● Description of the task
Lines from the one containing "Clone this chart in matplotlib." to the one containing "from matplotlib.ticker import FixedLocator", both lines included, are to be extracted exactly from the data below; pictures are excluded.

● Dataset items
────────────────

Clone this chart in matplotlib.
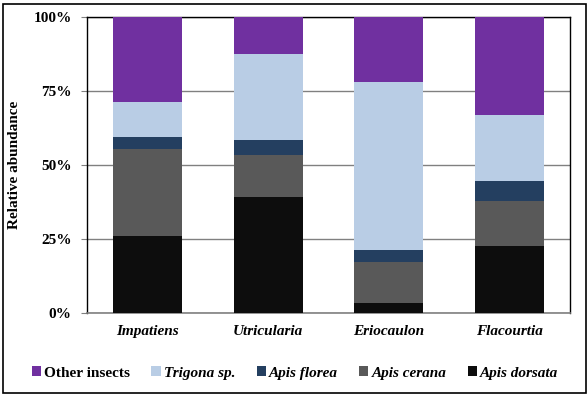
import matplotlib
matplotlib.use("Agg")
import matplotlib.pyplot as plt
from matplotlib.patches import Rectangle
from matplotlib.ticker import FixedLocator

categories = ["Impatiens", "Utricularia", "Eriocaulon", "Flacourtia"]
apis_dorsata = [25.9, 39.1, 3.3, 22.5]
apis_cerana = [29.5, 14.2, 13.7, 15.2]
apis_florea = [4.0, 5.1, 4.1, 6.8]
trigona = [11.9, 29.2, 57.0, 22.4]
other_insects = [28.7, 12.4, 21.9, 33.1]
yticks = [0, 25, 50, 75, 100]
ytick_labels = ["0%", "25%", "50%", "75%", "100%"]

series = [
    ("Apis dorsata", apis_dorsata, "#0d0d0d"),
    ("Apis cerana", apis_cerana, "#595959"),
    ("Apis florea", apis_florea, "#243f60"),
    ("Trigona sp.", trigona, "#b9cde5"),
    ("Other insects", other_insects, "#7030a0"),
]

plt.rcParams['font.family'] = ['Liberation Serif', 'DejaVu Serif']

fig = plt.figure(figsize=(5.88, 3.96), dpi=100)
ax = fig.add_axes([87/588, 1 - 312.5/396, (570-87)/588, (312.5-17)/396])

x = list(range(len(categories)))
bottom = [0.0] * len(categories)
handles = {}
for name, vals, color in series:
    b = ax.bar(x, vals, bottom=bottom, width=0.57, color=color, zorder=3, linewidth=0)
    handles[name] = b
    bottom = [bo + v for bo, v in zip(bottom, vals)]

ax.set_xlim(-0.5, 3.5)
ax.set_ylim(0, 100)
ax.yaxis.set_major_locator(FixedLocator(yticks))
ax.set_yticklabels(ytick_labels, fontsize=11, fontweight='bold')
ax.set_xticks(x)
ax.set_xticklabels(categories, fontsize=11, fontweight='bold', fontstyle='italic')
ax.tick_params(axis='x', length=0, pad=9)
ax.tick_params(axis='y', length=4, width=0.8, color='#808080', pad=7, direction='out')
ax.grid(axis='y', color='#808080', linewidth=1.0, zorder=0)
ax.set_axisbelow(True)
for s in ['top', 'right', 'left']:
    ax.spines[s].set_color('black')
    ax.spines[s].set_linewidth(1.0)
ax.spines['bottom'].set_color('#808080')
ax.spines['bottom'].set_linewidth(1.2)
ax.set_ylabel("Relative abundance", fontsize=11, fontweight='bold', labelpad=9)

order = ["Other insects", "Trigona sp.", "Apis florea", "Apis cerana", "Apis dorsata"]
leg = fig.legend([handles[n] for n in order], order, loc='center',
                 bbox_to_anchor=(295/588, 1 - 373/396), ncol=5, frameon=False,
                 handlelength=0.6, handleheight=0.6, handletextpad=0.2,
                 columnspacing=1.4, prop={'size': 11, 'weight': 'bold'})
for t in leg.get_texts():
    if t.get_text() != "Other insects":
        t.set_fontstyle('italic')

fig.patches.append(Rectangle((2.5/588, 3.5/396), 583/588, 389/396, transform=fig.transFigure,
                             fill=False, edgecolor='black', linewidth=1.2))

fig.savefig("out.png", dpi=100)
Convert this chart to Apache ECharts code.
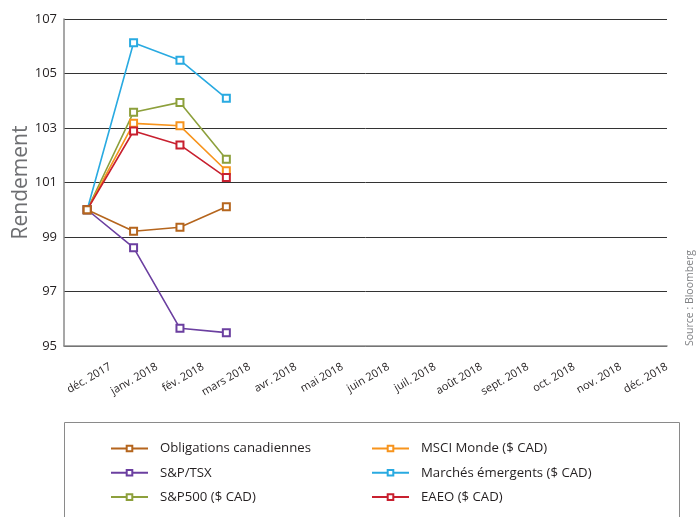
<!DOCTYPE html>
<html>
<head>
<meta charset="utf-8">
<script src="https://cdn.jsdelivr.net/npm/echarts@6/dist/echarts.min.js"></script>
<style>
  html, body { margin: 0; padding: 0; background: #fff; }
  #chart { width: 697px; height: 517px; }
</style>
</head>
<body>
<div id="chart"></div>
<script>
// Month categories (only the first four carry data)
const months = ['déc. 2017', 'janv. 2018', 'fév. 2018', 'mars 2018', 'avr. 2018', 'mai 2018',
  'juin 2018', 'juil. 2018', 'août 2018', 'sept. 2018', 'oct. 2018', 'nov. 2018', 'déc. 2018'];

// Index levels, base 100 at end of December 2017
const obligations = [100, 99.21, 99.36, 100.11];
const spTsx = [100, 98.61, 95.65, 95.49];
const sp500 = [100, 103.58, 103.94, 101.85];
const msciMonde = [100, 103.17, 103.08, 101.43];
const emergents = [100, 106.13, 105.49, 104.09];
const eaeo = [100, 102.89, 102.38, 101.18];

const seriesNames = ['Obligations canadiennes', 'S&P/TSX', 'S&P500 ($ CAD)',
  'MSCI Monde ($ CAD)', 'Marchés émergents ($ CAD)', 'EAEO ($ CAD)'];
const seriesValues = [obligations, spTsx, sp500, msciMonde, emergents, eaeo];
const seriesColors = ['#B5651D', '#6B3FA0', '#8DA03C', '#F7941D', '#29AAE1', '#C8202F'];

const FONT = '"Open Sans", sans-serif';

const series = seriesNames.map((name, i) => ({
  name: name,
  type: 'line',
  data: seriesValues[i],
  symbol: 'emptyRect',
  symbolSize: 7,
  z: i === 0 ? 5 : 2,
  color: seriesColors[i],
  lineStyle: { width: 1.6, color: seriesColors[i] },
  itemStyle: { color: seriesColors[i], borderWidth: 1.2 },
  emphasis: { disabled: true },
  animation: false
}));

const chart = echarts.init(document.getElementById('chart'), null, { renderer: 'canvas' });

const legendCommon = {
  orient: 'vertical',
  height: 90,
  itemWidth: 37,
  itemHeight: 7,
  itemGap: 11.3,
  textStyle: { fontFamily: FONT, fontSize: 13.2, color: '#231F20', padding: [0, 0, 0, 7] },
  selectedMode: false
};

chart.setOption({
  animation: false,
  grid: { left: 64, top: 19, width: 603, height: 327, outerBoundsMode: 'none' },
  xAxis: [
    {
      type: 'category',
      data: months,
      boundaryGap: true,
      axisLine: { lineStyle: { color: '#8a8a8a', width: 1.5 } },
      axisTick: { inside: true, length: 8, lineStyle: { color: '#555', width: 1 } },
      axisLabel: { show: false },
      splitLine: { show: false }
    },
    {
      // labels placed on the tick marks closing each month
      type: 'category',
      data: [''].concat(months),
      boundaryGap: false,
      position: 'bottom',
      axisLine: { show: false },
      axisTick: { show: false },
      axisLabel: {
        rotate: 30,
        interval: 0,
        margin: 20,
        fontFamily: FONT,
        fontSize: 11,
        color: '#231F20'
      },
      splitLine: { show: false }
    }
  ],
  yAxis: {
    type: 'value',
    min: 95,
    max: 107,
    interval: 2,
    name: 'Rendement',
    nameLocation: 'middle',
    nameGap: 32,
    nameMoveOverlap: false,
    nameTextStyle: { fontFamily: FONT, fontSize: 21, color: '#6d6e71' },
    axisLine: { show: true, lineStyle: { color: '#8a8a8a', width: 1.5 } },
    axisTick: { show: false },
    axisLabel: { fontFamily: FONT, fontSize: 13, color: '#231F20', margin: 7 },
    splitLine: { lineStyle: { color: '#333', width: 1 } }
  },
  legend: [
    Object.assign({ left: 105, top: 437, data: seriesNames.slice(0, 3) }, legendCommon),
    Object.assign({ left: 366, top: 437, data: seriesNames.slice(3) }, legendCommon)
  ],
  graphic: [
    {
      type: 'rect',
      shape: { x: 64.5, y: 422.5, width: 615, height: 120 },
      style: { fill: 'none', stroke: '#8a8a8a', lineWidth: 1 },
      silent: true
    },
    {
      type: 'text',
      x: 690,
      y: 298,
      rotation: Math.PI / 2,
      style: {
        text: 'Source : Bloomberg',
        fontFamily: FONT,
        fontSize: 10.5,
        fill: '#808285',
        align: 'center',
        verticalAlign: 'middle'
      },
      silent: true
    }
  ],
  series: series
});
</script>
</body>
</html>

────────────────

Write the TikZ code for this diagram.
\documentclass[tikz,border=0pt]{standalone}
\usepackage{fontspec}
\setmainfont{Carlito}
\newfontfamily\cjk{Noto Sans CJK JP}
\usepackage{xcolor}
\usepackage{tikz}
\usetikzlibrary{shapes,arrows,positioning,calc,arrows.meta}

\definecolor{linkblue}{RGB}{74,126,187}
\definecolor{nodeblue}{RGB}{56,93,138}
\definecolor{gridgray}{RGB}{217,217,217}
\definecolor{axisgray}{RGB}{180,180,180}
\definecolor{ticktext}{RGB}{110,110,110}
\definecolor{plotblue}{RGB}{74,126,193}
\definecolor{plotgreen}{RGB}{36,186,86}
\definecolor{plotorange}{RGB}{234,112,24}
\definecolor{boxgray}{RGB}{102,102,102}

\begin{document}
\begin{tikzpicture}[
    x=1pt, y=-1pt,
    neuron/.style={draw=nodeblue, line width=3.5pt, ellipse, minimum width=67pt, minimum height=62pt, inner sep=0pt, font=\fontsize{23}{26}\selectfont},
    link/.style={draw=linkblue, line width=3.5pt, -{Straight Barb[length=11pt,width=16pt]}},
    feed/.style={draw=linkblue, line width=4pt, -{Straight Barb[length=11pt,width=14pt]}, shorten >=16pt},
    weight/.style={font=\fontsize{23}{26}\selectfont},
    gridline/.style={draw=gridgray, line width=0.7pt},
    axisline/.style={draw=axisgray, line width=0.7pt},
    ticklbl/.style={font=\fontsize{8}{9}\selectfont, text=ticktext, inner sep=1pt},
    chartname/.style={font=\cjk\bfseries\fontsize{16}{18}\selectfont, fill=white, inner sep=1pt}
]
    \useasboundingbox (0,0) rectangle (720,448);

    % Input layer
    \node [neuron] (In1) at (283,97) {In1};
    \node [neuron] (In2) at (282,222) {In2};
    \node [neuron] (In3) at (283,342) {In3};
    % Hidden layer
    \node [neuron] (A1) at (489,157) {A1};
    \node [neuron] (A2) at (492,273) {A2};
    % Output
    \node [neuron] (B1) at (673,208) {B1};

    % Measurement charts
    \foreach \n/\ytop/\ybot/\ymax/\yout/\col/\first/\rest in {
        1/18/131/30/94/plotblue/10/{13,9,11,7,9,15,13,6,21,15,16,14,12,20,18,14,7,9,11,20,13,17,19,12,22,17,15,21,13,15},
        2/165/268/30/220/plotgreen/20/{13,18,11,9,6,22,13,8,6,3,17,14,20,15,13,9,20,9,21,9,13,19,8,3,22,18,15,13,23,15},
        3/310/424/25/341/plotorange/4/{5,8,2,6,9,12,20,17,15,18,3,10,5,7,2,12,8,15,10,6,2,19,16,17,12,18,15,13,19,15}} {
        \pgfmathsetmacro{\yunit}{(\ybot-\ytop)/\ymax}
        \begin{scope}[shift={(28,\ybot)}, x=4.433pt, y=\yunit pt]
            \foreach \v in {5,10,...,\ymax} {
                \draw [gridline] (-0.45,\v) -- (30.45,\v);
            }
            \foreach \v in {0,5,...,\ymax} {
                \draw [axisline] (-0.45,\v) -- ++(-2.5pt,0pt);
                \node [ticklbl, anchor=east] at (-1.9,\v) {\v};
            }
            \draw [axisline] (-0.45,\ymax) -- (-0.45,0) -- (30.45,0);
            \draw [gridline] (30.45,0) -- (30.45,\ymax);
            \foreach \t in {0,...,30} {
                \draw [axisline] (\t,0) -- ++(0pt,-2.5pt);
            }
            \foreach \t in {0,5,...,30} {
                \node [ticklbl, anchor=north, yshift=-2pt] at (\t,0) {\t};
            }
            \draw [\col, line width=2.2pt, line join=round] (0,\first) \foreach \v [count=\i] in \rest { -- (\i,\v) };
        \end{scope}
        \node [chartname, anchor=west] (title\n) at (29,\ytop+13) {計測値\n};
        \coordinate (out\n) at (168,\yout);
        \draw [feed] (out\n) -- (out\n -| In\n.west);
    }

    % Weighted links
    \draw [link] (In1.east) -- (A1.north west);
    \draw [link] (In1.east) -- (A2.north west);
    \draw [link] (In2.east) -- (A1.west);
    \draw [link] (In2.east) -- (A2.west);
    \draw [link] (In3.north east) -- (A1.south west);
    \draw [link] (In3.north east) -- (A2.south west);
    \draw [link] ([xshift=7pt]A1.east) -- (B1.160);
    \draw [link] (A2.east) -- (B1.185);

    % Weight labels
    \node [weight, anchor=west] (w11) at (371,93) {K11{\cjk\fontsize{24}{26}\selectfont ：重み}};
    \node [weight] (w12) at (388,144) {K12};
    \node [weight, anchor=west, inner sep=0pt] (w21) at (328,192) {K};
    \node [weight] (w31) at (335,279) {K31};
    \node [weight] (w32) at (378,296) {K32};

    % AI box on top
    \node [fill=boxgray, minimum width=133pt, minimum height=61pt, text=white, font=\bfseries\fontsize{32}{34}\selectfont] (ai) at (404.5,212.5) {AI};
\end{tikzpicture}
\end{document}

────────────────

● Problem solution
Clone this chart in matplotlib.
import matplotlib
matplotlib.use("Agg")
import matplotlib.pyplot as plt
from matplotlib.patches import Rectangle
from matplotlib.ticker import FixedLocator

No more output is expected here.